Monster is facing a number of challenges

Monster is facing a number of challenges

Monster Beverage Corp is facing a potential crisis after filings released by the US Food and Drug Administration (FDA) cited its energy drinks in the deaths of five people in the country since 2007.

An FDA spokesperson told just-drinks today (23 October) that the reports show five deaths that have been "associated" with Monster products, but that there was "no causal link" between the fatalities and the drinks. The FDA filings came to light after reports last week that the mother of a 14 year-old girl, Anais Fournier, is suing the company over her daughter's death from caffeine toxicity last year. 

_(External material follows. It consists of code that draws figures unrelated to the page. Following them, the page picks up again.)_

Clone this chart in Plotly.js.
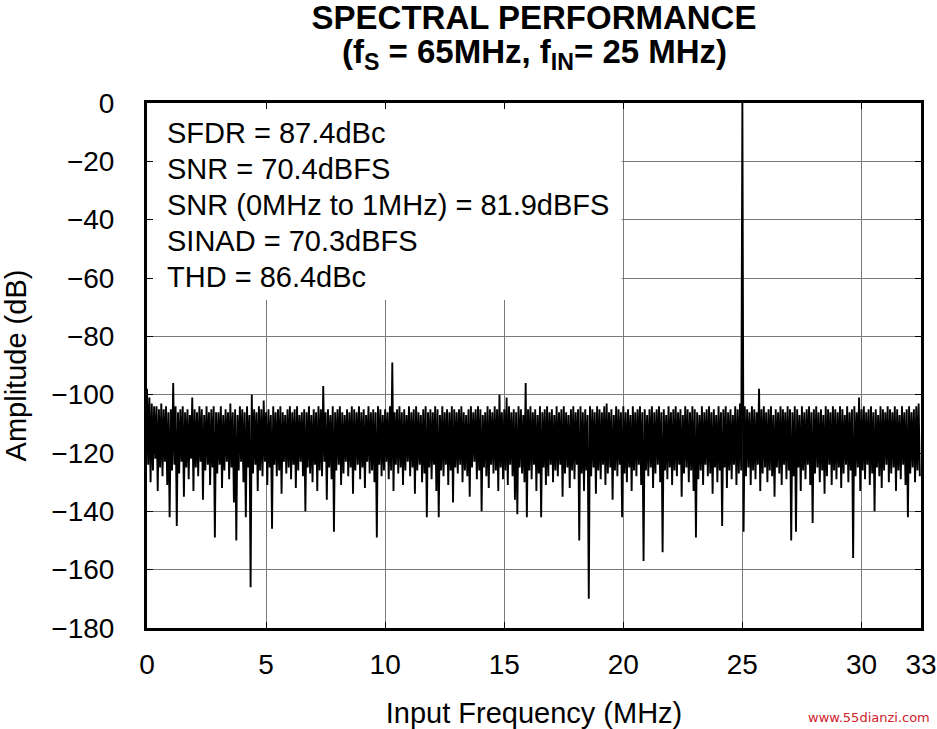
<!DOCTYPE html>
<html><head><meta charset="utf-8">
<script src="https://cdn.plot.ly/plotly-3.0.1.min.js"></script>
<style>html,body{margin:0;padding:0;background:#fff}#chart{width:937px;height:729px}</style>
</head><body><div id="chart"></div>
<script>
// FFT bin spacing of the sampled spectrum envelope (MHz)
const binStep = 0.1;
// Upper excursions of the spectrum, dB, at f = i*binStep (0 .. 32.4 MHz)
const peakLevels = [
-98,-101,-103,-104,-104,-105,-103,-105,-104,-106,
-105,-96,-104,-106,-105,-104,-106,-105,-107,-101,
-105,-106,-104,-105,-107,-104,-106,-105,-104,-106,
-106,-104,-107,-105,-106,-103,-106,-105,-107,-104,
-105,-106,-104,-107,-100,-105,-106,-104,-105,-102,
-106,-105,-107,-104,-106,-105,-104,-106,-107,-105,
-104,-106,-105,-104,-107,-106,-105,-106,-104,-107,
-105,-106,-104,-105,-97,-106,-105,-107,-104,-106,
-105,-104,-106,-107,-105,-106,-104,-105,-106,-104,
-106,-105,-107,-104,-106,-105,-106,-104,-105,-107,
-105,-106,-104,-89,-106,-105,-104,-106,-105,-107,
-104,-106,-105,-104,-106,-107,-105,-104,-106,-105,
-106,-104,-105,-107,-104,-106,-105,-106,-104,-105,
-106,-105,-104,-106,-107,-105,-104,-106,-105,-104,
-105,-107,-106,-104,-105,-106,-104,-105,-100,-106,
-105,-101,-104,-106,-105,-106,-104,-105,-107,-96,
-105,-104,-106,-105,-107,-104,-106,-105,-104,-106,
-105,-107,-104,-106,-105,-104,-106,-107,-105,-104,
-106,-105,-104,-106,-105,-107,-104,-105,-106,-104,
-105,-106,-104,-103,-106,-105,-107,-104,-105,-106,
-104,-106,-105,-107,-104,-106,-105,-104,-106,-105,
-107,-105,-104,-106,-105,-104,-106,-105,-107,-104,
-106,-105,-104,-106,-105,-107,-104,-105,-106,-104,
-105,-106,-107,-104,-106,-105,-104,-106,-105,-107,
-104,-106,-105,-104,-106,-105,-107,-104,-105,-103,
0,-104,-105,-106,-104,-105,-106,-98,-105,-104,
-106,-105,-104,-107,-105,-106,-104,-105,-106,-104,
-105,-106,-104,-105,-107,-104,-106,-105,-104,-106,
-105,-104,-106,-105,-107,-104,-105,-106,-104,-105,
-106,-104,-105,-107,-104,-106,-105,-104,-106,-101,
-105,-104,-106,-105,-104,-106,-105,-107,-104,-105,
-106,-104,-105,-106,-104,-105,-107,-104,-106,-105,
-104,-106,-105,-104,-103
];
// Lower excursions of the spectrum, dB, at f = i*binStep + binStep/2
const troughLevels = [
-124,-130,-126,-122,-133,-125,-128,-123,-131,-142,
-126,-124,-145,-127,-123,-135,-125,-129,-122,-133,
-125,-128,-123,-136,-126,-124,-131,-125,-149,-127,
-124,-132,-126,-123,-129,-125,-137,-150,-126,-123,
-130,-142,-125,-166,-127,-124,-133,-126,-128,-123,
-131,-125,-146,-124,-128,-126,-134,-123,-127,-125,
-129,-124,-132,-126,-123,-128,-140,-125,-127,-130,
-124,-133,-126,-128,-123,-136,-125,-129,-147,-126,
-124,-131,-127,-123,-128,-125,-134,-126,-124,-129,
-125,-132,-123,-127,-126,-130,-149,-124,-128,-126,
-123,-129,-126,-133,-124,-127,-125,-131,-126,-123,
-128,-125,-134,-126,-124,-130,-127,-142,-125,-129,
-124,-133,-142,-126,-128,-124,-131,-126,-137,-125,
-127,-124,-130,-126,-128,-135,-125,-123,-129,-126,
-140,-125,-128,-132,-124,-127,-126,-133,-125,-129,
-126,-131,-124,-128,-136,-141,-125,-127,-130,-142,
-126,-129,-124,-133,-127,-142,-125,-131,-128,-124,
-130,-126,-128,-124,-135,-127,-125,-132,-126,-129,
-124,-150,-127,-133,-126,-170,-128,-125,-134,-126,
-129,-124,-131,-127,-125,-136,-126,-128,-124,-142,
-127,-130,-125,-133,-126,-128,-124,-131,-157,-126,
-128,-125,-132,-127,-124,-130,-154,-126,-129,-125,
-131,-126,-128,-124,-135,-127,-125,-130,-126,-133,
-149,-129,-126,-131,-124,-128,-127,-134,-125,-130,
-126,-145,-125,-132,-126,-129,-124,-131,-127,-126,
-147,-128,-125,-131,-126,-129,-124,-133,-127,-125,
-130,-126,-128,-135,-125,-127,-131,-124,-129,-126,
-150,-128,-147,-125,-133,-126,-129,-124,-131,-144,
-127,-125,-130,-126,-134,-128,-124,-131,-126,-129,
-125,-132,-127,-124,-130,-126,-156,-128,-125,-133,
-126,-129,-124,-131,-127,-140,-125,-128,-132,-126,
-124,-130,-127,-125,-133,-126,-129,-124,-131,-142,
-127,-125,-130,-126,-128
];
const xTickVals = [0, 5, 10, 15, 20, 25, 30, 32.5];
const xTickText = ['0', '5', '10', '15', '20', '25', '30', '33'];
const statLines = [
  'SFDR = 87.4dBc',
  'SNR = 70.4dBFS',
  'SNR (0MHz to 1MHz) = 81.9dBFS',
  'SINAD = 70.3dBFS',
  'THD = 86.4dBc'
];
const titleText = 'SPECTRAL PERFORMANCE';
const subtitleText = '(f<sub>S</sub> = 65MHz, f<sub>IN</sub>= 25 MHz)';

// Build the interleaved spectrum trace
const fx = [], fy = [];
for (let i = 0; i < peakLevels.length; i++) {
  fx.push(i * binStep); fy.push(peakLevels[i]);
  if (i < troughLevels.length) { fx.push(i * binStep + binStep / 2); fy.push(troughLevels[i]); }
}

const FONT = 'Liberation Sans, Arial, Helvetica, sans-serif';
const W = 937, H = 729;
const L = 147, R = 16, T = 103, B = 101;
const PW = W - L - R, PH = H - T - B;
const pyToPaper = py => (PH + T - py) / PH;
const pxToPaper = px => (px - L) / PW;

const annotations = statLines.map((t, k) => ({
  text: t, xref: 'paper', yref: 'paper',
  x: pxToPaper(165), y: pyToPaper(133 + 36 * k),
  xanchor: 'left', yanchor: 'middle', showarrow: false,
  font: {family: FONT, size: 29, color: '#000'}
}));
annotations.push({
  text: subtitleText, xref: 'paper', yref: 'paper', x: 0.5, y: pyToPaper(54),
  xanchor: 'center', yanchor: 'middle', showarrow: false,
  font: {family: FONT, size: 33, color: '#000', weight: 'bold'}
});
annotations.push({
  text: 'www.55dianzi.com', xref: 'paper', yref: 'paper', x: pxToPaper(932), y: pyToPaper(717),
  xanchor: 'right', yanchor: 'middle', showarrow: false,
  font: {family: 'DejaVu Sans, sans-serif', size: 13, color: '#d0202a'}
});

const layout = {
  width: W, height: H,
  margin: {l: L, r: R, t: T, b: B, pad: 0},
  paper_bgcolor: '#fff', plot_bgcolor: '#fff',
  showlegend: false,
  title: {
    text: titleText, x: 0.5, xref: 'paper', xanchor: 'center',
    y: 1 - 17 / H, yref: 'container', yanchor: 'middle',
    font: {family: FONT, size: 33, color: '#000', weight: 'bold'}
  },
  xaxis: {
    range: [0, 32.5], tickmode: 'array', tickvals: xTickVals, ticktext: xTickText,
    ticks: 'inside', ticklen: 6, tickwidth: 1, tickcolor: '#000',
    showline: true, linewidth: 3, linecolor: '#000', mirror: 'ticks',
    showgrid: true, gridcolor: '#7a7a7a', gridwidth: 1, zeroline: false,
    tickfont: {family: FONT, size: 28, color: '#000'}, ticklabelstandoff: 9,
    title: {text: 'Input Frequency (MHz)', font: {family: FONT, size: 29, color: '#000'}, standoff: 27},
    fixedrange: true
  },
  yaxis: {
    range: [-180, 0], dtick: 20, tick0: 0,
    ticks: 'inside', ticklen: 6, tickwidth: 1, tickcolor: '#000',
    showline: true, linewidth: 3, linecolor: '#000', mirror: 'ticks',
    showgrid: true, gridcolor: '#7a7a7a', gridwidth: 1, zeroline: false,
    tickfont: {family: FONT, size: 28, color: '#000'}, ticklabelstandoff: 24,
    title: {text: 'Amplitude (dB)', font: {family: FONT, size: 29, color: '#000'}, standoff: 28},
    fixedrange: true
  },
  shapes: [{
    type: 'rect', xref: 'x', yref: 'y', x0: 0, x1: 19.93, y0: -67.5, y1: 0,
    fillcolor: '#fff', line: {width: 0}, layer: 'between'
  }],
  annotations: annotations
};

const data = [{
  type: 'scatter', mode: 'lines', x: fx, y: fy,
  line: {color: '#000', width: 1.9}, hoverinfo: 'skip'
}];

Plotly.newPlot('chart', data, layout, {staticPlot: true, displayModeBar: false});
</script>
</body></html>
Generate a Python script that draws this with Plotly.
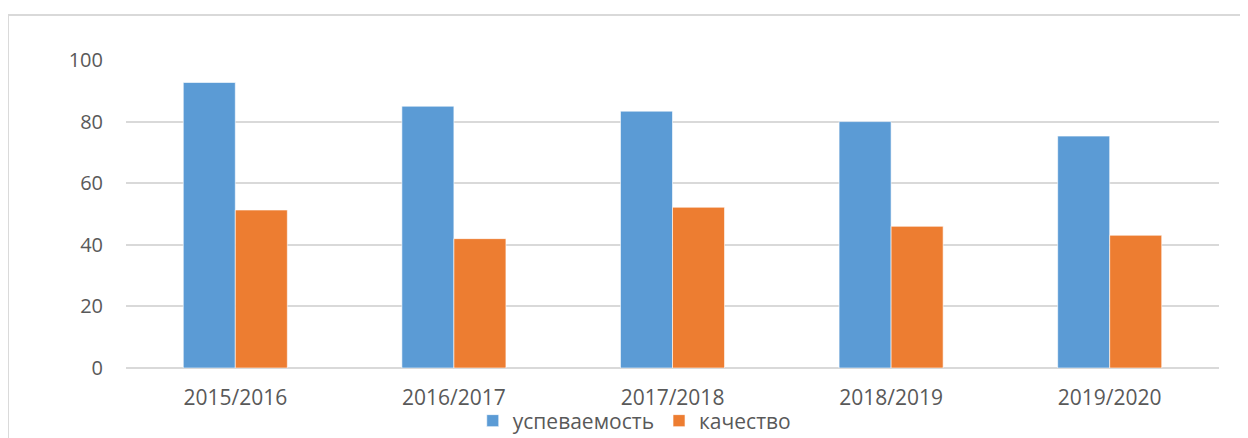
import plotly.graph_objects as go

years = ['2015/2016', '2016/2017', '2017/2018', '2018/2019', '2019/2020']
uspevaemost = [92.7, 85.0, 83.4, 80.0, 75.3]
kachestvo = [51.3, 42.0, 52.2, 46.0, 43.1]
y_ticks = [0, 20, 40, 60, 80, 100]

fig = go.Figure()
fig.add_trace(go.Bar(x=years, y=uspevaemost, name='успеваемость',
                     marker=dict(color='#5B9BD5', line=dict(color='rgba(255,255,255,0.6)', width=1))))
fig.add_trace(go.Bar(x=years, y=kachestvo, name='качество',
                     marker=dict(color='#ED7D31', line=dict(color='rgba(255,255,255,0.6)', width=1))))

# chart frame (light border, runs off the right/bottom of the picture)
fig.add_shape(type='rect', xref='paper', yref='paper',
              x0=-0.108, x1=1.3, y0=-0.5, y1=1.146,
              line=dict(color='#d9d9d9', width=2), layer='below')

# page body has an 8px margin, so the figure is shifted by that much;
# extra room at the bottom is just cut off by the window
fig.update_layout(
    width=1240, height=450,
    margin=dict(l=118, r=29, t=52, b=90),
    paper_bgcolor='white', plot_bgcolor='white',
    barmode='group', bargap=0.524, bargroupgap=0,
    font=dict(family='Open Sans', size=20, color='#595959'),
    showlegend=True,
    legend=dict(orientation='h', x=0.465, xanchor='center', y=-0.172, yanchor='middle',
                bgcolor='rgba(0,0,0,0)',
                font=dict(size=21, color='#595959'), itemwidth=30, tracegroupgap=0),
    xaxis=dict(showgrid=False, showline=False, ticks='', tickfont=dict(size=21),
               ticklabelstandoff=15),
    yaxis=dict(range=[0, 100], tickvals=y_ticks, showgrid=True, gridcolor='#d9d9d9', gridwidth=1.5,
               zeroline=True, zerolinecolor='#d9d9d9', zerolinewidth=1.5,
               ticks='', tickfont=dict(size=20), ticklabelstandoff=22),
)

fig.write_html("out.html")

Monster has yet to respond to just-drinks' request for comment. However, in other reports, the company has said it does not believe it is in any way responsible for the girl's death and intends to vigorously defend itself against the lawsuit. It also said it is "unaware of any fatality anywhere that has been caused by its drinks".

Monster is also currently being investigated by New York's attorney general over the marketing and ingredients of its energy drinks

The FDA is also facing pressure from two Illinois senators to investigate the effects of caffeine levels in energy drinks and their impact on young people. The FDA is updating its guidance on the regulations around dietary supplements and conventional foods. 

The FDA spokesperson said: "We are looking at the emerging science around caffeine prodcuts."

Monster has been the subject of speculation this year around a possible buy-out by the Coca-Cola Co. But, an analyst last month suggested the regulatory concerns could have scared off the soft drinks giant.

In August, it reported a surge in first-half earnings, with net profits up 33.5% to US$185.9m.

Shares in Monster are down nearly 6% today at US$43 and fell by around 14% yesterday after the FDA filings were first reported.